7. Rechtsprechungskriterien zu dieser Problematik

Der BGH hat in einer Entscheidung von 2010354 präzisiert, welche Maßstäbe gelten, um derartige Streitigkeiten um das Aufenthaltsbestimmungsrecht zu entscheiden:

  • Die Entscheidung, wem das Aufenthaltsbestimmungsrecht zu übertragen ist, hat sich am Kindeswohl zu orientieren.355
  • Dabei sind folgende Kriterien zu berücksichtigen:
  1. Die Erziehungseignung der Eltern
  2. Die Bindungen des Kindes (insbesondere zu den Eltern, aber auch zu Geschwistern, Großeltern, Freunden etc.)
  3. Die Fördermöglichkeiten der Eltern
  4. Der Kontinuitätsgrundsatz (der Verbleib in der gewohnten Umgebung entspricht grundsätzlich mehr dem Kindeswohl)
  5. Der Wille des Kindes.356

Diese Kriterien sind nicht alle gleichzeitig wichtig, sondern je nach Fall mehr oder weniger entscheidend für die Beurteilung, die der Richter vornehmen muss.357

Da dem Familiengericht keine Möglichkeit zur Verfügung steht, die allgemeine Handlungsfreiheit eines Elternteils einzuschränken und ihn an einem Umzug zu hindern, muss tatsächlicher Ausgangspunkt der Entscheidung sein, dass der Elternteil seinen Umzugs- oder Auswanderungswunsch in die Tat umsetzt. Die Motive des Elternteils für seinen Umzugs-/Auswanderungsentschluss stehen grundsätzlich nicht zur Überprüfung des Familiengerichts. Die Frage, ob der Elternteil triftige Gründe hat, umzuziehen/auszuwandern, findet nur bei der Beurteilung des Kindeswohls Berücksichtigung.

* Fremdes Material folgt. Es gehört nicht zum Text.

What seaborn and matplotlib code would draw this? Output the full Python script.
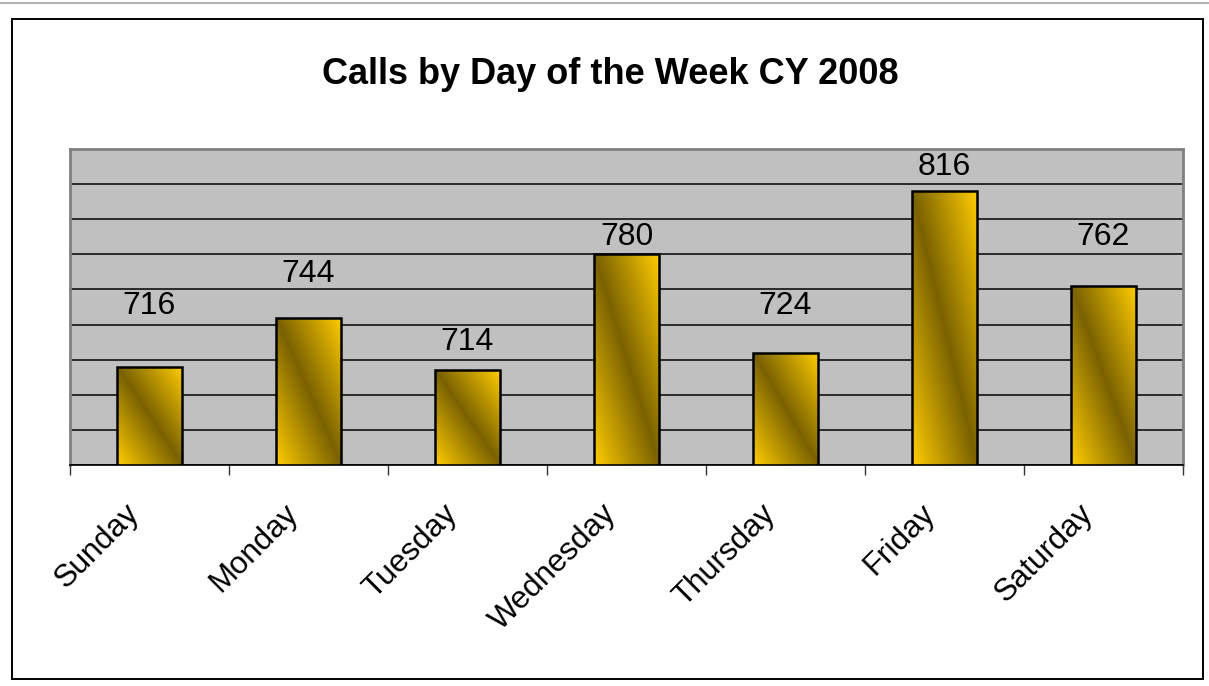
import numpy as np
import pandas as pd
import seaborn as sns
import matplotlib
matplotlib.use("Agg")
import matplotlib.pyplot as plt
from matplotlib.colors import LinearSegmentedColormap
from matplotlib.transforms import ScaledTranslation
from matplotlib.lines import Line2D
from matplotlib.patches import Rectangle

## chart data
days = ["Sunday", "Monday", "Tuesday", "Wednesday", "Thursday", "Friday", "Saturday"]
calls = [716, 744, 714, 780, 724, 816, 762]
title = "Calls by Day of the Week CY 2008"

## value axis (no labels shown, only gridlines)
y_min, y_max, y_step = 660, 840, 20

## how high each value label sits above its bar (pixels), Excel placed them unevenly
label_lift_px = [61, 44, 28, 17, 47, 24, 49]

sns.set_theme(style="white")
plt.rcParams["font.family"] = ["Liberation Sans", "DejaVu Sans"]

df = pd.DataFrame({"day": days, "calls": calls})

fig = plt.figure(figsize=(12.09, 6.86), dpi=100)
fig.patch.set_facecolor("white")
ax = fig.add_axes([70 / 1209, 1 - 465 / 686, (1183 - 70) / 1209, (465 - 149) / 686])

sns.barplot(data=df, x="day", y="calls", ax=ax, width=0.41, color="#FFCC00",
            edgecolor="black", linewidth=1.8, zorder=3)

ax.set_facecolor("#C0C0C0")
ax.set_ylim(y_min, y_max)
ax.set_xlim(-0.5, len(days) - 0.5)
ax.set_yticks(np.arange(y_min, y_max + 1, y_step))
ax.set_yticklabels([])
ax.tick_params(axis="y", length=0)
ax.yaxis.grid(True, color="#111111", linewidth=1.2, zorder=0)
ax.set_axisbelow(True)
ax.set_xlabel("")
ax.set_ylabel("")

for side in ["left", "top", "right"]:
    ax.spines[side].set_color("#808080")
    ax.spines[side].set_linewidth(2)
    ax.spines[side].set_zorder(5)
ax.spines["bottom"].set_color("black")
ax.spines["bottom"].set_linewidth(1.2)
ax.spines["bottom"].set_zorder(5)

# tick marks sit between the categories
ax.set_xticks(np.arange(-0.5, len(days), 1.0), minor=True)
ax.tick_params(axis="x", which="minor", length=7.2, width=1, color="#333333", direction="out", bottom=True)
ax.tick_params(axis="x", which="major", length=0, pad=24, labelsize=22.5, labelcolor="black")
ax.set_xticks(range(len(days)))
ax.set_xticklabels(days, rotation=45, ha="right", va="top")
shift = ScaledTranslation(-4 / 100, 0, fig.dpi_scale_trans)
for lab in ax.get_xticklabels():
    lab.set_transform(lab.get_transform() + shift)

## gold / dark gradient fill inside each bar
gold = LinearSegmentedColormap.from_list("gold", ["#FFCC00", "#7A6200", "#FFCC00"])
uu, vv = np.meshgrid(np.linspace(0, 1, 80), np.linspace(0, 1, 160))
grad = (uu + vv) / 2.0
for patch, val in zip(ax.patches, calls):
    x0 = patch.get_x()
    x1 = x0 + patch.get_width()
    im = ax.imshow(grad, cmap=gold, vmin=0, vmax=1, origin="lower",
                   extent=[x0, x1, y_min, val], aspect="auto", zorder=2,
                   interpolation="bilinear")
    im.set_clip_path(patch)
    patch.set_facecolor("none")

ax.set_xlim(-0.5, len(days) - 0.5)
ax.set_ylim(y_min, y_max)

## value labels
for i, (val, lift) in enumerate(zip(calls, label_lift_px)):
    ax.annotate(str(val), xy=(i, val), xytext=(0, lift * 0.72), textcoords="offset points",
                ha="center", va="center", fontsize=23, color="black", zorder=6)

fig.text(610 / 1209, 1 - 74 / 686, title, ha="center", va="center",
         fontsize=26, fontweight="bold", color="black")

# chart frame and the thin gray rule at the very top
fig.patches.append(Rectangle((12 / 1209, 1 - 679 / 686), (1203 - 12) / 1209, (679 - 19) / 686,
                             transform=fig.transFigure, fill=False, edgecolor="black", linewidth=1.4))
fig.lines.append(Line2D([0, 1], [1 - 3 / 686, 1 - 3 / 686], transform=fig.transFigure,
                        color="#B4B4B4", linewidth=1.5))

fig.savefig("out.png", dpi=100)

Verfolgt der Elternteil mit der Übersiedlung etwa (auch) den Zweck, den Kontakt zwischen dem Kind und dem anderen Elternteil zu vereiteln, steht die Bindungstoleranz des betreuenden Elternteils und somit seine Erziehungseignung in Frage. Wenn mit der Auswanderung für das Kind schädliche Folgen verbunden sind, ist wiederum die Erziehungs-eignung des betreuenden Elternteils in Zweifel zu ziehen und kann sogar ein Entzug des Sorgerechts angebracht sein.358

Letztendlich muss also das zuständige Familiengericht im konkreten Einzelfall unter Heranziehung der oben genannten Kriterien entscheiden, was aus Sicht seiner Sicht besser für das Kind ist: Ein Umzug mit dem einen Elternteil oder der Lebensmittelpunkt beim anderen Elternteil. Hat das Kind eine viel stärkere Bindung zu dem Elternteil, der den Umzugs-/Auswanderungswunsch vollziehen möchte, kann dies dafür sprechen, diesem Elternteil das Aufenthaltsbestimmungsrecht zuzusprechen. Besteht jedoch zu beiden Elternteilen eine gute Bindung, ist die Entscheidung schwieriger. Praktizieren die Eltern sogar ein Wechselmodell, kann insbesondere der Kontinuitätsgrundsatz stark dafür sprechen, dass es dem Kindeswohl mehr entspricht, das Kind in seinem gewohnten Umfeld zu belassen. Es kommt jedoch immer auf den Einzelfall an.